Los poppers nos llegan de Estados Unidos mediante comerciantes chinos. Adolescentes del DF los inhalan para relajarse durante el sexo y gozar orgasmos largos. Aunque la Cofepris no los cataloga como droga, son letales.

POR FERNANDO DÍAZ
ILUSTRACIÓN CÉSAR MORENO

Los beats del DJ Offer Nissim, símbolo gay de la música house, se expanden en las calles de Tepito. «Baby, I’m into you», jadea una mujer anhelante.

Entre los puestos que escupen piratería en volúmenes siderales, surge un «¡pásale amigo!» que lanza un comerciante de nariz aguileña. Con una mano —de la que cuelga el patrón de las causas difíciles San Judas Tadeo— me muestra sus productos: yumbinas, bombas, tinta china, retardantes.

Un adolescente con piercing en la ceja, acompañado de otro chavo, pide al vendedor un frasquito amarillo. En cuanto lo recibe se lo pasa a su amigo, que entrega 200 pesos. Con un temblor en el brazo mete el frasco en una mochila. Alcanzo a ver que está llena de cuadernos.

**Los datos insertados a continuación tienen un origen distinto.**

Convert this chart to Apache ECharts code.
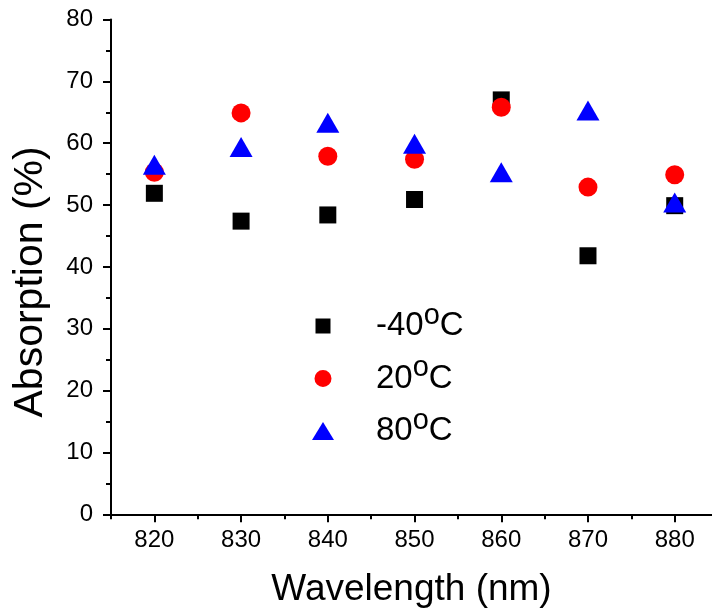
<!DOCTYPE html>
<html>
<head>
<meta charset="utf-8">
<script src="https://cdn.jsdelivr.net/npm/echarts@6/dist/echarts.min.js"></script>
<style>html,body{margin:0;padding:0;background:#fff;}#c{width:712px;height:615px;}</style>
</head>
<body>
<div id="c"></div>
<script>
const wavelengths = [820, 830, 840, 850, 860, 870, 880];
const absMinus40 = [51.9, 47.4, 48.4, 50.9, 67.0, 41.8, 49.9];
const abs20 = [55.3, 64.9, 57.9, 57.4, 65.8, 52.9, 54.9];
const abs80 = [56.5, 59.4, 63.3, 59.9, 55.3, 65.3, 50.4];
const seriesNames = ['-40°C', '20°C', '80°C'];
const legendParts = [['-40', 'C'], ['20', 'C'], ['80', 'C']];
const xMajorTicks = [820, 830, 840, 850, 860, 870, 880];
const xMinorTicks = [815, 825, 835, 845, 855, 865, 875];

const FONT = "'Liberation Sans', Arial, sans-serif";
const pair = (xs, ys) => xs.map((x, i) => [x, ys[i]]);

const chart = echarts.init(document.getElementById('c'), null, {renderer: 'canvas'});
chart.setOption({
  animation: false,
  backgroundColor: '#fff',
  grid: {left: 111, right: 0, top: 19.5, bottom: 100.7, containLabel: false},
  xAxis: [{
    type: 'value', min: 815, max: 884.3, position: 'bottom',
    name: 'Wavelength (nm)', nameLocation: 'middle', nameGap: 57,
    nameTextStyle: {fontFamily: FONT, fontSize: 37, color: '#000'},
    axisLine: {show: true, lineStyle: {color: '#000', width: 2}},
    axisTick: {show: true, inside: false, length: 8, lineStyle: {color: '#000', width: 2}, customValues: xMajorTicks},
    axisLabel: {show: true, margin: 14, fontFamily: FONT, fontSize: 24, color: '#000', customValues: xMajorTicks},
    splitLine: {show: false}
  }, {
    type: 'value', min: 815, max: 884.3, position: 'bottom', gridIndex: 0,
    axisLine: {show: false},
    axisTick: {show: true, length: 5, lineStyle: {color: '#000', width: 2}, customValues: xMinorTicks},
    axisLabel: {show: false},
    splitLine: {show: false}
  }],
  yAxis: {
    type: 'value', min: 0, max: 80, interval: 10,
    name: 'Absorption (%)', nameLocation: 'middle', nameGap: 60,
    nameTextStyle: {fontFamily: FONT, fontSize: 41, color: '#000', padding: [0, 30, 0, 0]},
    axisLine: {show: true, lineStyle: {color: '#000', width: 2}},
    axisTick: {show: true, length: 8, lineStyle: {color: '#000', width: 2}},
    minorTick: {show: true, splitNumber: 2, length: 5, lineStyle: {color: '#000', width: 2}},
    axisLabel: {margin: 18, fontFamily: FONT, fontSize: 24, color: '#000'},
    splitLine: {show: false}
  },
  legend: {
    orient: 'vertical', left: 312, top: 301, padding: 0, itemGap: 11,
    itemWidth: 22, itemHeight: 18, symbolKeepAspect: true,
    data: [
      {name: seriesNames[0], icon: 'path://M0,0M22,18M3.5,1.5L18.5,1.5L18.5,16.5L3.5,16.5Z', itemStyle: {color: '#000'}},
      {name: seriesNames[1], icon: 'path://M0,0M22,18M11,0.5A8.5,8.5,0,1,1,10.99,0.5Z', itemStyle: {color: '#ff0000'}},
      {name: seriesNames[2], icon: 'path://M11,0L22,18L0,18Z', itemStyle: {color: '#0000ff'}}
    ],
    formatter: function (name) {
      const p = legendParts[seriesNames.indexOf(name)];
      return '{a|' + p[0] + '}{b|o}{a|' + p[1] + '}';
    },
    textStyle: {
      fontFamily: FONT, color: '#000', padding: [0, 0, 0, 37],
      rich: {
        a: {fontFamily: FONT, fontSize: 33, lineHeight: 50, color: '#000'},
        b: {fontFamily: FONT, fontSize: 29, lineHeight: 29, verticalAlign: 'top', color: '#000'}
      }
    }
  },
  series: [
    {name: seriesNames[0], type: 'scatter', symbol: 'rect', symbolSize: 17, itemStyle: {color: '#000', opacity: 1}, data: pair(wavelengths, absMinus40), z: 2},
    {name: seriesNames[1], type: 'scatter', symbol: 'circle', symbolSize: 19, itemStyle: {color: '#ff0000', opacity: 1}, data: pair(wavelengths, abs20), z: 3},
    {name: seriesNames[2], type: 'scatter', symbol: 'triangle', symbolSize: [23, 20], itemStyle: {color: '#0000ff', opacity: 1}, data: pair(wavelengths, abs80), z: 4}
  ]
});
</script>
</body>
</html>
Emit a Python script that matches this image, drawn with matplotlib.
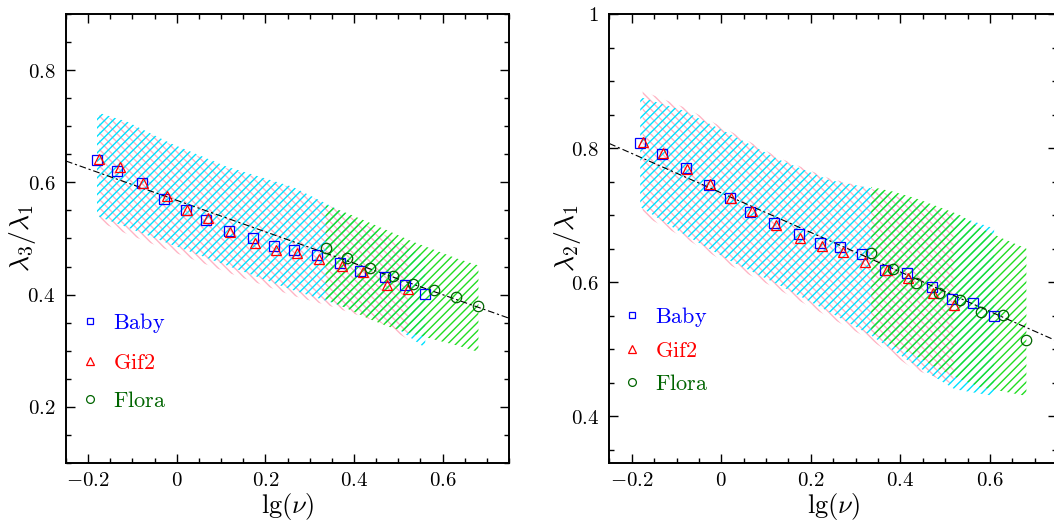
import matplotlib
matplotlib.use("Agg")
import matplotlib.pyplot as plt
from matplotlib.ticker import MultipleLocator, FuncFormatter

plt.rcParams['mathtext.fontset'] = 'cm'
plt.rcParams['font.family'] = 'DejaVu Serif'
plt.rcParams['hatch.linewidth'] = 1.0

# ---------------- lambda3 / lambda1 ----------------
l31_baby_x = [-0.180, -0.1345, -0.079, -0.0285, 0.0205, 0.0657, 0.117, 0.1725,
              0.219, 0.264, 0.3155, 0.3675, 0.4135, 0.470, 0.515, 0.561]
l31_baby_y = [0.639, 0.621, 0.599, 0.570, 0.550, 0.533, 0.513, 0.501,
              0.486, 0.480, 0.470, 0.456, 0.442, 0.4315, 0.418, 0.402]
l31_gif2_x = [-0.175, -0.128, -0.076, -0.023, 0.0235, 0.071, 0.120, 0.177,
              0.225, 0.272, 0.321, 0.373, 0.421, 0.475, 0.5225]
l31_gif2_y = [0.642, 0.628, 0.598, 0.576, 0.550, 0.536, 0.512, 0.492,
              0.480, 0.475, 0.4635, 0.451, 0.440, 0.417, 0.4095]
l31_flora_x = [0.336, 0.385, 0.436, 0.488, 0.534, 0.581, 0.630, 0.681]
l31_flora_y = [0.483, 0.466, 0.448, 0.433, 0.419, 0.408, 0.396, 0.380]

# scatter envelopes of each simulation
l31_baby_band_x = [-0.180, -0.112, -0.015, 0.113, 0.262, 0.353, 0.488, 0.561]
l31_baby_band_hi = [0.725, 0.708, 0.670, 0.628, 0.592, 0.556, 0.498, 0.467]
l31_baby_band_lo = [0.540, 0.520, 0.490, 0.452, 0.408, 0.385, 0.345, 0.305]
l31_gif2_band_x = [-0.175, -0.112, -0.015, 0.113, 0.262, 0.353, 0.460, 0.5225]
l31_gif2_band_hi = [0.720, 0.705, 0.668, 0.625, 0.590, 0.555, 0.510, 0.485]
l31_gif2_band_lo = [0.530, 0.508, 0.478, 0.440, 0.398, 0.378, 0.350, 0.320]
l31_flora_band_x = [0.336, 0.385, 0.436, 0.488, 0.534, 0.581, 0.630, 0.681]
l31_flora_band_hi = [0.560, 0.545, 0.528, 0.510, 0.494, 0.480, 0.465, 0.452]
l31_flora_band_lo = [0.392, 0.375, 0.356, 0.340, 0.330, 0.320, 0.310, 0.298]

# fitted relation y = a + b * lg(nu)
l31_fit = (0.568, -0.280)

# ---------------- lambda2 / lambda1 ----------------
l21_baby_x = [-0.1814, -0.133, -0.0796, -0.0275, 0.0193, 0.0647, 0.118, 0.1725,
              0.2193, 0.2654, 0.3145, 0.3665, 0.414, 0.4714, 0.5145, 0.561, 0.609]
l21_baby_y = [0.8075, 0.7905, 0.770, 0.745, 0.726, 0.7045, 0.6886, 0.6716,
              0.6587, 0.6522, 0.6418, 0.618, 0.613, 0.592, 0.574, 0.569, 0.549]
l21_gif2_x = [-0.1755, -0.1294, -0.0758, -0.0245, 0.0223, 0.069, 0.121, 0.176,
              0.2238, 0.2706, 0.3197, 0.370, 0.417, 0.4736, 0.519]
l21_gif2_y = [0.809, 0.793, 0.768, 0.747, 0.725, 0.7055, 0.6856, 0.666,
              0.654, 0.645, 0.630, 0.618, 0.6065, 0.583, 0.5657]
l21_flora_x = [0.3346, 0.383, 0.434, 0.486, 0.533, 0.580, 0.628, 0.681]
l21_flora_y = [0.644, 0.620, 0.5985, 0.584, 0.5736, 0.5557, 0.551, 0.513]

l21_baby_band_x = [-0.181, -0.085, 0.019, 0.131, 0.242, 0.335, 0.428, 0.521, 0.609]
l21_baby_band_hi = [0.876, 0.856, 0.821, 0.782, 0.752, 0.740, 0.722, 0.700, 0.680]
l21_baby_band_lo = [0.712, 0.672, 0.632, 0.595, 0.555, 0.520, 0.478, 0.440, 0.430]
l21_gif2_band_x = [-0.1755, -0.080, 0.020, 0.130, 0.240, 0.330, 0.430, 0.519]
l21_gif2_band_hi = [0.885, 0.860, 0.825, 0.785, 0.755, 0.740, 0.720, 0.700]
l21_gif2_band_lo = [0.700, 0.665, 0.625, 0.588, 0.548, 0.515, 0.470, 0.447]
l21_flora_band_x = [0.3346, 0.383, 0.434, 0.486, 0.533, 0.580, 0.628, 0.681]
l21_flora_band_hi = [0.742, 0.735, 0.725, 0.712, 0.700, 0.680, 0.665, 0.650]
l21_flora_band_lo = [0.525, 0.505, 0.490, 0.470, 0.455, 0.443, 0.437, 0.430]

l21_fit = (0.733, -0.295)

sim_names = ['Baby', 'Gif2', 'Flora']
marker_colors = ['#0000ff', '#ff0000', '#006400']
band_colors = ['#00e1ff', '#ffb4c4', '#22dd22']
band_hatches = ['////', '\\\\\\\\', '////']

W, H = 1054, 520
fig = plt.figure(figsize=(W / 100, H / 100), dpi=100)
ax_l = fig.add_axes([66 / W, 57 / H, 443 / W, 449 / H])
ax_r = fig.add_axes([609.3 / W, 57 / H, 448 / W, 449 / H])


def tick_fmt(v, pos):
    s = f'{v:.2f}'.rstrip('0').rstrip('.')
    if s in ('-0', '-0.'):
        s = '0'
    return f'${s}$'


def draw_panel(ax, pts, bands, fit, ylim, ylabel, leg_anchor, leg_spacing):
    # hatched envelopes: pink, cyan, then green on top
    for i in (1, 0, 2):
        bx, lo, hi = bands[i]
        ax.fill_between(bx, lo, hi, facecolor='none', edgecolor=band_colors[i],
                        hatch=band_hatches[i], linewidth=0, zorder=1)
    xs = [-0.25, 0.75]
    a, b = fit
    ax.plot(xs, [a + b * x for x in xs], color='black', lw=0.8,
            dashes=(6, 2.5, 2, 2.5), zorder=2)
    handles = []
    styles = [('s', 6.5), ('^', 7.5), ('o', 7.5)]
    for i, (x, y) in enumerate(pts):
        m, ms = styles[i]
        h, = ax.plot(x, y, ls='none', marker=m, ms=ms, mfc='none',
                     mec=marker_colors[i], mew=0.9, label=f'$\\mathrm{{{sim_names[i]}}}$',
                     zorder=3 + i)
        handles.append(h)
    ax.legend(handles=handles, loc='upper left', bbox_to_anchor=leg_anchor,
              frameon=False, fontsize=16, markerscale=0.75, handlelength=0.5,
              handletextpad=0.8, labelspacing=leg_spacing, borderpad=0,
              borderaxespad=0, labelcolor='markeredgecolor')

    ax.set_xlim(-0.25, 0.75)
    ax.set_ylim(*ylim)
    ax.xaxis.set_major_locator(MultipleLocator(0.2))
    ax.xaxis.set_minor_locator(MultipleLocator(0.05))
    ax.yaxis.set_major_locator(MultipleLocator(0.2))
    ax.yaxis.set_minor_locator(MultipleLocator(0.05))
    ax.xaxis.set_major_formatter(FuncFormatter(tick_fmt))
    ax.yaxis.set_major_formatter(FuncFormatter(tick_fmt))
    ax.tick_params(which='both', direction='in', top=True, right=True,
                   width=1.0, labelsize=15)
    ax.tick_params(axis='x', which='major', pad=6)
    ax.tick_params(axis='y', which='major', pad=7.5)
    ax.tick_params(which='major', length=6.5)
    ax.tick_params(which='minor', length=3.5)
    for sp in ax.spines.values():
        sp.set_linewidth(1.4)
    ax.set_xlabel(r'$\mathrm{lg}(\nu)$', fontsize=19)
    ax.set_ylabel(ylabel, fontsize=20)
    ax.xaxis.set_label_coords(0.5, -0.062)


draw_panel(ax_l,
           [(l31_baby_x, l31_baby_y), (l31_gif2_x, l31_gif2_y), (l31_flora_x, l31_flora_y)],
           [(l31_baby_band_x, l31_baby_band_lo, l31_baby_band_hi),
            (l31_gif2_band_x, l31_gif2_band_lo, l31_gif2_band_hi),
            (l31_flora_band_x, l31_flora_band_lo, l31_flora_band_hi)],
           l31_fit, (0.1, 0.9), r'$\lambda_3/\lambda_1$', (0.041, 0.338), 0.74)
ax_l.yaxis.set_label_coords(-0.063, 0.5)

draw_panel(ax_r,
           [(l21_baby_x, l21_baby_y), (l21_gif2_x, l21_gif2_y), (l21_flora_x, l21_flora_y)],
           [(l21_baby_band_x, l21_baby_band_lo, l21_baby_band_hi),
            (l21_gif2_band_x, l21_gif2_band_lo, l21_gif2_band_hi),
            (l21_flora_band_x, l21_flora_band_lo, l21_flora_band_hi)],
           l21_fit, (0.33, 1.0), r'$\lambda_2/\lambda_1$', (0.038, 0.353), 0.5)
ax_r.yaxis.set_label_coords(-0.058, 0.5)

fig.savefig('out.png', dpi=100)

Los chicos, de no más de 16 años, se pierden entre la multitud.

«¿Y eso?», pregunto al vendedor, refiriéndome a los frasquitos coloridos.

—Un inhalador, un popper. Para que tengas más placer en las relaciones.

—Me lo llevo —respondo.

Por sólo 80 pesos, tengo en mis manos la droga del amor.